This isn’t going to affect Hollywood in any way. Movies are always going to be a primarily stay-at-home or theater medium. I don’t know anyone who has watched a movie on an iPhone and say they liked the experience. Since it blocks Flash, that means that there will be no Hulu and other video streams, and on the nets ad-based free content is the answer. The real question will be who can offer the content for the lowest price, and Apple is definitely be on the forefront of that.
I watch plenty of YouTube on my iPhone. Is that not video streaming?
No multi-tasking…nuff said
some bold, forward thinking agency will provide one to EVERY client and EVERY employee to cut down on printed script pages. two pages per side, double sided printing is a step in the right direction (approx 25 pieces of paper per script) but still. Multiply that by hundreds of employees and clients, many of whom read 10, 20, 50 scripts per week, and that’s a LOT of tress we’ll be saving.
you heard it here first.
what a horrible name.
they obviously have no women working with their branding department.
i-pad.
really apple?
instantly calls to mind feminine hygiene products.
launch fail.
Really? Is that what you think every time you hear the word “note pad”?… How awkward for you.
@Whiskey
Who wants to make Blu-ray less attractive? I want to actually own a physical copy of each and every one of my films. Also, streaming quality sucks big-time. Just my .02
I would have to agree with those that are calling this
“underwhelming,” as it could have been so much better. But hey they can add usb ports to the ipad 2.0 and then multitasking to the ipad 3.0, and call it new and revolutionary while still maintaining the too high for most consumer’s price. Just like the iphone shook up the phone industry, maybe this will also lead others to make similar products that are less expensive and more feature oriented, even if they won’t look as good.
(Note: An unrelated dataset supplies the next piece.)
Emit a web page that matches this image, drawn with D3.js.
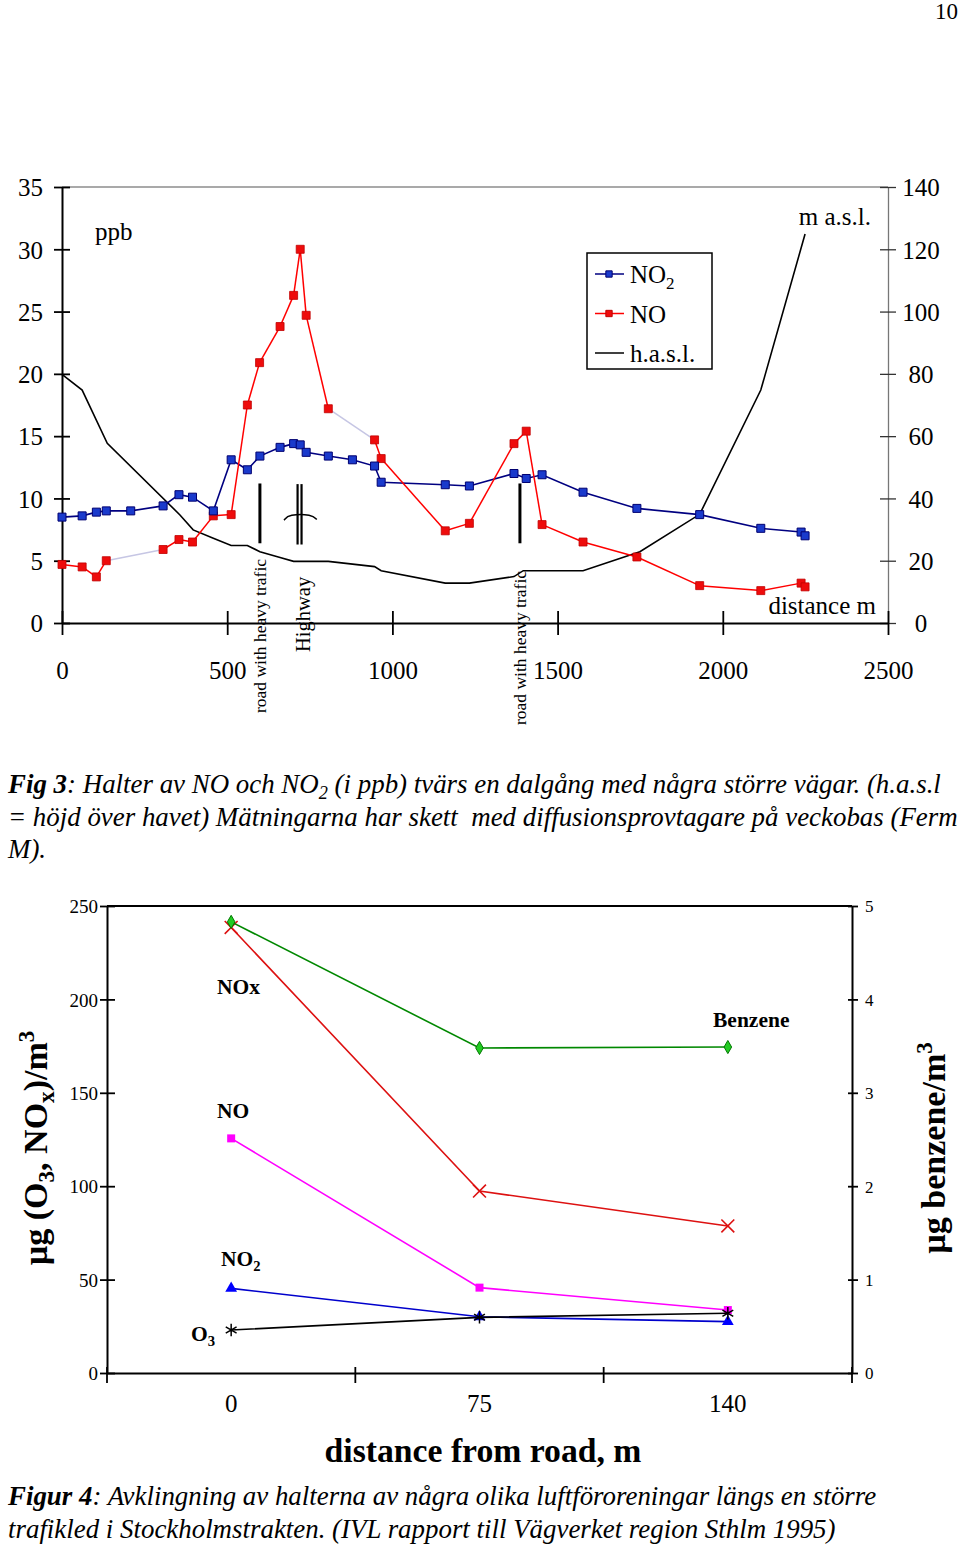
<!DOCTYPE html>
<html><head><meta charset="utf-8">
<script src="https://cdn.jsdelivr.net/npm/d3@7"></script>
<style>
body{margin:0;background:#fff}
svg{display:block}
text{font-family:"Liberation Serif","Times New Roman",serif;fill:#000}
</style>
</head><body>
<svg id="c" width="960" height="1545"></svg>
<script>
// ---------- DATA: Fig 3 ----------
const distTicks = [0, 500, 1000, 1500, 2000, 2500];
const ppbTicks = [0, 5, 10, 15, 20, 25, 30, 35];
const maslTicks = [0, 20, 40, 60, 80, 100, 120, 140];

const no2Dist = [0,61,104,134,208,306,354,395,458,512,561,599,660,701,721,739,806,879,946,966,1160,1233,1368,1405,1453,1577,1740,1930,2115,2237,2249];
const no2Ppb  = [8.5,8.6,8.9,9.0,9.0,9.4,10.3,10.1,9.0,13.1,12.3,13.4,14.1,14.4,14.3,13.7,13.4,13.1,12.6,11.3,11.1,11.0,12.0,11.6,11.9,10.5,9.2,8.7,7.6,7.3,7.0];

const noDist = [0,61,104,134,306,354,395,458,512,561,598,660,701,721,739,806,946,966,1160,1233,1368,1405,1453,1577,1740,1930,2115,2237,2249];
const noPpb  = [4.7,4.5,3.7,5.0,5.9,6.7,6.5,8.6,8.7,17.5,20.9,23.8,26.3,30.0,24.7,17.2,14.7,13.2,7.4,8.0,14.4,15.4,7.9,6.5,5.3,3.0,2.6,3.2,2.9];
const noBridgeSegments = [3, 15]; // segments drawn as faint (missing samples between)

const hDist = [0,61,137,357,397,458,512,561,599,660,701,806,946,966,1160,1233,1368,1396,1577,1749,1930,2115,2249];
const hMasl = [79.8,74.8,57.7,34.7,29.9,27.2,24.9,24.9,22.9,21.0,19.8,19.8,18.1,16.8,12.8,12.8,14.9,16.8,16.8,22.9,34.9,74.8,124.9];

const roadDists = [599, 1386];
const roadLabel = "road with heavy trafic";
const highwayDists = [713, 725];

// ---------- DATA: Fig 4 ----------
const distCats = ["0", "75", "140"];
const ugTicks = [0, 50, 100, 150, 200, 250];
const benzTicks = [0, 1, 2, 3, 4, 5];
const noxVals = [238.5, 97.4, 78.7];
const noVals  = [125.6, 45.7, 33.7];
const no2Vals = [45.3, 30.1, 27.5];
const o3Vals  = [23.0, 29.8, 32.0];
const benzeneVals = [4.83, 3.48, 3.49];

// ---------- helpers ----------
const svg = d3.select("#c");
svg.append("rect").attr("width",960).attr("height",1545).attr("fill","#fff");
const fmt = d3.format("d");

function rich(sel, parts, size){
  parts.forEach(p=>{
    const t = sel.append("tspan").text(p.t);
    if(p.b) t.attr("font-weight","bold");
    if(p.sub){ t.attr("font-size", size*0.68).attr("dy", size*0.22); }
    if(p.sup){ t.attr("font-size", size*0.68).attr("dy", -size*0.38); }
    if(p.after) t.attr("dy", p.after);
  });
  return sel;
}

svg.append("text").attr("x",958).attr("y",19).attr("text-anchor","end").attr("font-size",23).text("10");

// ================= FIG 3 =================
const x = d3.scaleLinear().domain([0,2500]).range([62,888]);
const yL = d3.scaleLinear().domain([0,35]).range([623,187]);
const yR = d3.scaleLinear().domain([0,140]).range([623,187]);

const g1 = svg.append("g");
g1.append("line").attr("x1",x(0)).attr("x2",x(2500)).attr("y1",yL(35)).attr("y2",yL(35))
  .attr("stroke","#555").attr("stroke-width",1.2);

const gR = g1.append("g").attr("transform",`translate(${x(2500)},0)`)
  .call(d3.axisRight(yR).tickValues(maslTicks).tickFormat(fmt).tickSizeOuter(0));
gR.attr("font-size",25).attr("font-family",null);
gR.select(".domain").attr("stroke","#777").attr("stroke-width",1.3);
gR.selectAll(".tick line").attr("x1",-8).attr("x2",8).attr("stroke","#333").attr("stroke-width",1.3);
gR.selectAll(".tick text").attr("x",33).attr("text-anchor","middle").attr("dy","0.35em");

const gL = g1.append("g").attr("transform",`translate(${x(0)},0)`)
  .call(d3.axisLeft(yL).tickValues(ppbTicks).tickFormat(fmt).tickSizeOuter(0));
gL.attr("font-size",25).attr("font-family",null);
gL.select(".domain").attr("stroke","#000").attr("stroke-width",2);
gL.selectAll(".tick line").attr("x1",-8).attr("x2",8).attr("stroke-width",1.8);
gL.selectAll(".tick text").attr("x",-19).attr("dy","0.35em");

const gB = g1.append("g").attr("transform",`translate(0,${yL(0)})`)
  .call(d3.axisBottom(x).tickValues(distTicks).tickFormat(fmt).tickSizeOuter(0));
gB.attr("font-size",25).attr("font-family",null);
gB.select(".domain").attr("stroke","#000").attr("stroke-width",2);
gB.selectAll(".tick line").attr("y1",-12).attr("y2",12).attr("stroke-width",1.8);
gB.selectAll(".tick text").attr("y",47).attr("dy","0.35em");

// height line
const hPts = d3.zip(hDist, hMasl);
g1.append("path").datum(hPts).attr("fill","none").attr("stroke","#000").attr("stroke-width",1.6)
  .attr("d", d3.line().x(d=>x(d[0])).y(d=>yR(d[1])));

// NO2 line
const no2Pts = d3.zip(no2Dist, no2Ppb);
g1.append("path").datum(no2Pts).attr("fill","none").attr("stroke","#000080").attr("stroke-width",1.6)
  .attr("d", d3.line().x(d=>x(d[0])).y(d=>yL(d[1])));

// NO line (segmented)
const noPts = d3.zip(noDist, noPpb);
g1.selectAll(".noseg").data(d3.pairs(noPts)).join("line")
  .attr("x1",d=>x(d[0][0])).attr("y1",d=>yL(d[0][1]))
  .attr("x2",d=>x(d[1][0])).attr("y2",d=>yL(d[1][1]))
  .attr("stroke",(d,i)=>noBridgeSegments.includes(i)?"#c6c6e4":"#ff0000")
  .attr("stroke-width",1.5);

const sq = d3.symbol().type(d3.symbolSquare).size(64);
g1.selectAll(".nom").data(noPts).join("path")
  .attr("transform",d=>`translate(${x(d[0])},${yL(d[1])})`).attr("d",sq)
  .attr("fill","#ee0c0c").attr("stroke","#c00000").attr("stroke-width",0.8);
g1.selectAll(".no2m").data(no2Pts).join("path")
  .attr("transform",d=>`translate(${x(d[0])},${yL(d[1])})`).attr("d",sq)
  .attr("fill","#1a3acc").attr("stroke","#000070").attr("stroke-width",1);

// road annotations
const roadLabelDrop = [90, 102];
roadDists.forEach((dd,i)=>{
  g1.append("line").attr("x1",x(dd)).attr("x2",x(dd)).attr("y1",yL(11.2)).attr("y2",yL(6.4))
    .attr("stroke","#000").attr("stroke-width",3);
  g1.append("text").attr("transform",`translate(${x(dd)+6},${yL(0)+roadLabelDrop[i]}) rotate(-90)`)
    .attr("font-size",17.5).text(roadLabel);
});
highwayDists.forEach(dd=>{
  g1.append("line").attr("x1",x(dd)).attr("x2",x(dd)).attr("y1",yL(11.15)).attr("y2",yL(6.3))
    .attr("stroke","#000").attr("stroke-width",2.2);
});
g1.append("path").datum([[672,8.25],[686,8.72],[757,8.72],[771,8.3]])
  .attr("fill","none").attr("stroke","#000").attr("stroke-width",1.5)
  .attr("d", d3.line().x(d=>x(d[0])).y(d=>yL(d[1])).curve(d3.curveBasis));
g1.append("text").attr("transform",`translate(${x(719)+10},${yL(0)+29}) rotate(-90)`)
  .attr("font-size",20.5).text("Highway");

// labels
g1.append("text").attr("x",95).attr("y",240).attr("font-size",25).text("ppb");
g1.append("text").attr("x",871).attr("y",225).attr("font-size",25).attr("text-anchor","end").text("m a.s.l.");
g1.append("text").attr("x",876).attr("y",614).attr("font-size",25).attr("text-anchor","end").text("distance m");

// legend
const lg = g1.append("g");
lg.append("rect").attr("x",587).attr("y",253).attr("width",125).attr("height",116)
  .attr("fill","#fff").attr("stroke","#000").attr("stroke-width",1.5);
const legItems = [
  {parts:[{t:"NO"},{t:"2",sub:true}], line:"#000080", fill:"#1a3acc", st:"#000070", mk:true},
  {parts:[{t:"NO"}], line:"#ff0000", fill:"#ee0c0c", st:"#c00000", mk:true},
  {parts:[{t:"h.a.s.l."}], line:"#000", mk:false}
];
legItems.forEach((it,i)=>{
  const yy = 274 + i*39.5;
  lg.append("line").attr("x1",595).attr("x2",624).attr("y1",yy).attr("y2",yy)
    .attr("stroke",it.line).attr("stroke-width",1.5);
  if(it.mk) lg.append("path").attr("transform",`translate(609,${yy})`)
    .attr("d", d3.symbol().type(d3.symbolSquare).size(40)).attr("fill",it.fill).attr("stroke",it.st);
  rich(lg.append("text").attr("x",630).attr("y",yy+9).attr("font-size",25), it.parts, 25);
});

// caption fig 3
const capSize = 26.9;
rich(svg.append("text").attr("x",8).attr("y",793).attr("font-size",capSize).attr("font-style","italic").style("white-space","pre"),
  [{t:"Fig 3",b:true},{t:": Halter av NO och NO"},{t:"2",sub:true},{t:" (i ppb) tvärs en dalgång med några större vägar. (h.a.s.l", after:-capSize*0.22}], capSize);
svg.append("text").attr("x",8).attr("y",826).attr("font-size",capSize).attr("font-style","italic").style("white-space","pre")
  .text("= höjd över havet) Mätningarna har skett  med diffusionsprovtagare på veckobas (Ferm");
svg.append("text").attr("x",8).attr("y",858).attr("font-size",capSize).attr("font-style","italic").text("M).");

// ================= FIG 4 =================
const xb = d3.scaleBand().domain(distCats).range([107,852]);
const yb = d3.scaleLinear().domain([0,250]).range([1373,906]);
const yb2 = d3.scaleLinear().domain([0,5]).range([1373,906]);
const g2 = svg.append("g");

g2.append("line").attr("x1",107).attr("x2",852).attr("y1",yb(250)).attr("y2",yb(250))
  .attr("stroke","#000").attr("stroke-width",2);

const bL = g2.append("g").attr("transform",`translate(${xb.range()[0]},0)`)
  .call(d3.axisLeft(yb).tickValues(ugTicks).tickFormat(fmt).tickSizeOuter(0));
bL.attr("font-size",19).attr("font-family",null);
bL.select(".domain").attr("stroke-width",2);
bL.selectAll(".tick line").attr("x1",-7).attr("x2",8).attr("stroke-width",1.8);
bL.selectAll(".tick text").attr("x",-9).attr("dy","0.35em");

const bR = g2.append("g").attr("transform",`translate(${xb.range()[1]},0)`)
  .call(d3.axisRight(yb2).tickValues(benzTicks).tickFormat(fmt).tickSizeOuter(0));
bR.attr("font-size",17).attr("font-family",null);
bR.select(".domain").attr("stroke-width",2);
bR.selectAll(".tick line").attr("x1",-4).attr("x2",6).attr("stroke-width",1.8);
bR.selectAll(".tick text").attr("x",13).attr("dy","0.35em");

const bB = g2.append("g").attr("transform",`translate(0,${yb(0)})`)
  .call(d3.axisBottom(xb).tickSize(0).tickSizeOuter(0));
bB.attr("font-size",25).attr("font-family",null);
bB.select(".domain").attr("stroke-width",2);
bB.selectAll(".tick text").attr("y",30).attr("dy","0.35em");
const bounds = distCats.map(c=>xb(c)).concat([xb.range()[1]]);
bB.selectAll(".bt").data(bounds).join("line").attr("x1",d=>d).attr("x2",d=>d)
  .attr("y1",-6).attr("y2",10).attr("stroke","#000").attr("stroke-width",1.8);

const cx = c => xb(c) + xb.bandwidth()/2;
function series(vals, scale, color, width){
  const pts = distCats.map((c,i)=>[cx(c), scale(vals[i])]);
  g2.append("path").datum(pts).attr("fill","none").attr("stroke",color).attr("stroke-width",width)
    .attr("d", d3.line());
  return pts;
}
// NOx
const noxPts = series(noxVals, yb, "#dd1111", 1.6);
g2.selectAll(".noxm").data(noxPts).join("path").attr("transform",d=>`translate(${d[0]},${d[1]})`)
  .attr("d", d3.symbol().type(d3.symbolTimes||d3.symbolCross).size(110)).attr("fill","none")
  .attr("stroke","#dd1111").attr("stroke-width",1.6);
// NO
const noBPts = series(noVals, yb, "#ff00ff", 1.6);
g2.selectAll(".nobm").data(noBPts).join("path").attr("transform",d=>`translate(${d[0]},${d[1]})`)
  .attr("d", d3.symbol().type(d3.symbolSquare).size(64)).attr("fill","#ff00ff");
// NO2
const no2BPts = series(no2Vals, yb, "#0000cc", 1.6);
g2.selectAll(".no2bm").data(no2BPts).join("path").attr("transform",d=>`translate(${d[0]},${d[1]})`)
  .attr("d", d3.symbol().type(d3.symbolTriangle).size(60)).attr("fill","#0000ff");
// O3
const o3Pts = series(o3Vals, yb, "#000", 1.6);
g2.selectAll(".o3m").data(o3Pts).join("path").attr("transform",d=>`translate(${d[0]},${d[1]})`)
  .attr("d", d3.symbol().type(d3.symbolAsterisk||d3.symbolCross).size(110)).attr("fill","none")
  .attr("stroke","#000").attr("stroke-width",1.5);
// Benzene
const bzPts = series(benzeneVals, yb2, "#008800", 1.6);
g2.selectAll(".bzm").data(bzPts).join("path").attr("transform",d=>`translate(${d[0]},${d[1]})`)
  .attr("d", d3.symbol().type(d3.symbolDiamond).size(50)).attr("fill","#22cc22").attr("stroke","#007700");

// series labels
const lbl = (xx,yy,parts)=>rich(g2.append("text").attr("x",xx).attr("y",yy).attr("font-size",21.5).attr("font-weight","bold"), parts, 21.5);
lbl(217, 994, [{t:"NOx"}]);
lbl(217, 1118, [{t:"NO"}]);
lbl(221, 1266, [{t:"NO"},{t:"2",sub:true}]);
lbl(191, 1341, [{t:"O"},{t:"3",sub:true}]);
lbl(713, 1027, [{t:"Benzene"}]);

// axis titles
rich(g2.append("text").attr("transform","translate(47,1148) rotate(-90)").attr("text-anchor","middle")
  .attr("font-size",34).attr("font-weight","bold"),
  [{t:"µg (O"},{t:"3",sub:true},{t:", NO", after:-34*0.22},{t:"x",sub:true},{t:")/m", after:-34*0.22},{t:"3",sup:true}], 34);
rich(g2.append("text").attr("transform","translate(945,1148) rotate(-90)").attr("text-anchor","middle")
  .attr("font-size",34).attr("font-weight","bold"),
  [{t:"µg benzene/m"},{t:"3",sup:true}], 34);
g2.append("text").attr("x",483).attr("y",1462).attr("text-anchor","middle").attr("font-size",33.7)
  .attr("font-weight","bold").text("distance from road, m");

// caption fig 4
rich(svg.append("text").attr("x",8).attr("y",1505).attr("font-size",capSize).attr("font-style","italic"),
  [{t:"Figur 4",b:true},{t:": Avklingning av halterna av några olika luftföroreningar längs en större"}], capSize);
svg.append("text").attr("x",8).attr("y",1538).attr("font-size",capSize).attr("font-style","italic")
  .text("trafikled i Stockholmstrakten. (IVL rapport till Vägverket region Sthlm 1995)");
</script>
</body></html>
It’s simple – for all the companies who thought their business model would would be revolutionized (i.e., NY Times and their subscription), this hardware won’t do it. It’s an oversized, overpriced iPod Touch. Too expensive for this economy, too featureless for anyone who knows tech to care. Many people seem to think there was no such thing as a tablet until Apple came along. Wrong. Buy a magnifying glass for your iPod Touch. Now you have an iPad.
The iPad will be jailbroken in a week. it’s an iPhone OS. Tons of new apps will be created on Cydia and the app store. Final Draft or Final Draft-like apps will exist. MS Office or the like as well. Accessories galore. Webcams, etc.
Sometimes, I just don’t feel like lugging my 15″ MBP around. Personally, I’m stoked. It’s what you write, not what you write on.
Yes, I drank the Apple Kool Aid many years ago.
Gamechanger = yes. But NOT for its technology. Before it ships Apple will use the iPad as leverage to drop TV shows from $1.99 to $.99 per episode. iTunes money is essentially pure profit for networks and at millions of downloads per week a 50% decrease in sale amount is gamechanging. IMO
Being blind, this product is useless to me. Until kindel or iPad has some sort of narration, I’m left in the dark and uninterested — no pun intended!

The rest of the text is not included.